#### Source data:
## Begin

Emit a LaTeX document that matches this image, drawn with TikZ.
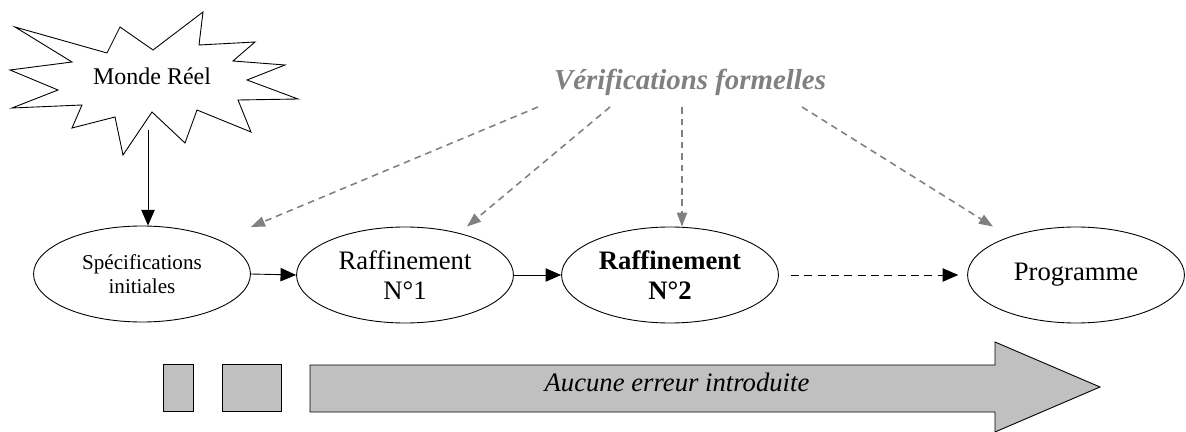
\documentclass[tikz,border=0pt]{standalone}
\usepackage{fontspec}
\setmainfont{Liberation Serif}
\usepackage{xcolor}
\usepackage{tikz}
\usetikzlibrary{shapes,arrows.meta,calc,positioning}
\definecolor{verifgray}{RGB}{128,128,128}
\definecolor{barfill}{RGB}{192,192,192}
\tikzset{
	line width=0.8pt,
	stage/.style ={ellipse, draw, minimum width = 97.6pt, minimum height = 43.2pt, inner sep=0pt, align=center, font=\fontsize{12}{13.5}\selectfont},
	flow/.style = {-{Triangle[length=7pt,width=6pt]}},
	check/.style = {-{Triangle[length=6.3pt,width=4.6pt]}, draw=verifgray, line width=0.7pt, dash pattern=on 3pt off 2.2pt},
	burst/.style = {draw, fill=white, line join=miter},
	bar/.style = {draw, fill=barfill}
}

\begin{document}
\begin{tikzpicture}[x=0.45pt,y=-0.45pt]
    \useasboundingbox (0,0) rectangle (1186,432);

    \draw[burst] plot coordinates {(15,27) (107,53) (120,27) (153,50) (203,12) (199,45) (255,42) (233,61) (285,65) (247,80) (298,99) (238,100) (251,132) (197,110) (185,143) (152,112) (123,155) (115,117) (72,128) (82,105) (12,108) (58,90) (10,70) (72,62)} -- cycle;
    \node[font=\fontsize{10.8}{13}\selectfont] (real) at (152,76) {Monde Réel};
    \coordinate (realfoot) at (148,130);

    \node[stage, font=\fontsize{9.5}{10.6}\selectfont] (spec) at (142,274) {Spécifications\\initiales};
    \node[stage] (raff1) at (405,275) {Raffinement\\N°1};
    \node[stage, font=\bfseries\fontsize{12}{13.5}\selectfont] (raff2) at (670,275) {Raffinement\\N°2};
    \node[stage] (prog) at (1076,275) {Programme};

    \node[anchor=base, text=verifgray, font=\bfseries\itshape\fontsize{13}{15}\selectfont] (verif) at (690,90) {Vérifications formelles};

    \draw[flow] (realfoot) -- (realfoot |- spec.north);
    \draw[flow] (spec.east) -- (raff1.west);
    \draw[flow] (raff1.east) -- (raff2.west);
    \draw[flow, dash pattern=on 3.6pt off 2.4pt, shorten <=5.4pt, shorten >=4pt] (raff2.east) -- (prog.west);

    \draw[check] ($(verif.base)+(-152,17)$) -- ($(spec.east)+(0,-47)$);
    \draw[check] ($(verif.base)+(-80,17)$) -- ($(raff1.north)+(62,0)$);
    \draw[check] ($(verif.base)+(-8,17)$) -- ($(raff2.north)+(12,0)$);
    \draw[check] ($(verif.base)+(112,17)$) -- ($(prog.north)+(-83,0)$);

    % bandeau du bas
    \draw[bar] (163,364) rectangle (193,411);
    \draw[bar] (222,364) rectangle (281,411);
    \draw[bar] (310,365) -- (995,365) -- (995,342) -- (1100,387) -- (995,432) -- (995,412) -- (310,412) -- cycle;
    \node[anchor=base, font=\itshape\fontsize{12}{14}\selectfont] (noerr) at (677,391) {Aucune erreur introduite};
\end{tikzpicture}
\end{document}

## End

#### Job:
Your task is to repeat the material above exactly, without its pictures.

#### Answer to the task:
Emit a LaTeX document that matches this image, drawn with TikZ.
\documentclass[tikz,border=0pt]{standalone}
\usepackage{fontspec}
\setmainfont{Liberation Serif}
\usepackage{xcolor}
\usepackage{tikz}
\usetikzlibrary{shapes,arrows.meta,calc,positioning}
\definecolor{verifgray}{RGB}{128,128,128}
\definecolor{barfill}{RGB}{192,192,192}
\tikzset{
	line width=0.8pt,
	stage/.style ={ellipse, draw, minimum width = 97.6pt, minimum height = 43.2pt, inner sep=0pt, align=center, font=\fontsize{12}{13.5}\selectfont},
	flow/.style = {-{Triangle[length=7pt,width=6pt]}},
	check/.style = {-{Triangle[length=6.3pt,width=4.6pt]}, draw=verifgray, line width=0.7pt, dash pattern=on 3pt off 2.2pt},
	burst/.style = {draw, fill=white, line join=miter},
	bar/.style = {draw, fill=barfill}
}

\begin{document}
\begin{tikzpicture}[x=0.45pt,y=-0.45pt]
    \useasboundingbox (0,0) rectangle (1186,432);

    \draw[burst] plot coordinates {(15,27) (107,53) (120,27) (153,50) (203,12) (199,45) (255,42) (233,61) (285,65) (247,80) (298,99) (238,100) (251,132) (197,110) (185,143) (152,112) (123,155) (115,117) (72,128) (82,105) (12,108) (58,90) (10,70) (72,62)} -- cycle;
    \node[font=\fontsize{10.8}{13}\selectfont] (real) at (152,76) {Monde Réel};
    \coordinate (realfoot) at (148,130);

    \node[stage, font=\fontsize{9.5}{10.6}\selectfont] (spec) at (142,274) {Spécifications\\initiales};
    \node[stage] (raff1) at (405,275) {Raffinement\\N°1};
    \node[stage, font=\bfseries\fontsize{12}{13.5}\selectfont] (raff2) at (670,275) {Raffinement\\N°2};
    \node[stage] (prog) at (1076,275) {Programme};

    \node[anchor=base, text=verifgray, font=\bfseries\itshape\fontsize{13}{15}\selectfont] (verif) at (690,90) {Vérifications formelles};

    \draw[flow] (realfoot) -- (realfoot |- spec.north);
    \draw[flow] (spec.east) -- (raff1.west);
    \draw[flow] (raff1.east) -- (raff2.west);
    \draw[flow, dash pattern=on 3.6pt off 2.4pt, shorten <=5.4pt, shorten >=4pt] (raff2.east) -- (prog.west);

    \draw[check] ($(verif.base)+(-152,17)$) -- ($(spec.east)+(0,-47)$);
    \draw[check] ($(verif.base)+(-80,17)$) -- ($(raff1.north)+(62,0)$);
    \draw[check] ($(verif.base)+(-8,17)$) -- ($(raff2.north)+(12,0)$);
    \draw[check] ($(verif.base)+(112,17)$) -- ($(prog.north)+(-83,0)$);

    % bandeau du bas
    \draw[bar] (163,364) rectangle (193,411);
    \draw[bar] (222,364) rectangle (281,411);
    \draw[bar] (310,365) -- (995,365) -- (995,342) -- (1100,387) -- (995,432) -- (995,412) -- (310,412) -- cycle;
    \node[anchor=base, font=\itshape\fontsize{12}{14}\selectfont] (noerr) at (677,391) {Aucune erreur introduite};
\end{tikzpicture}
\end{document}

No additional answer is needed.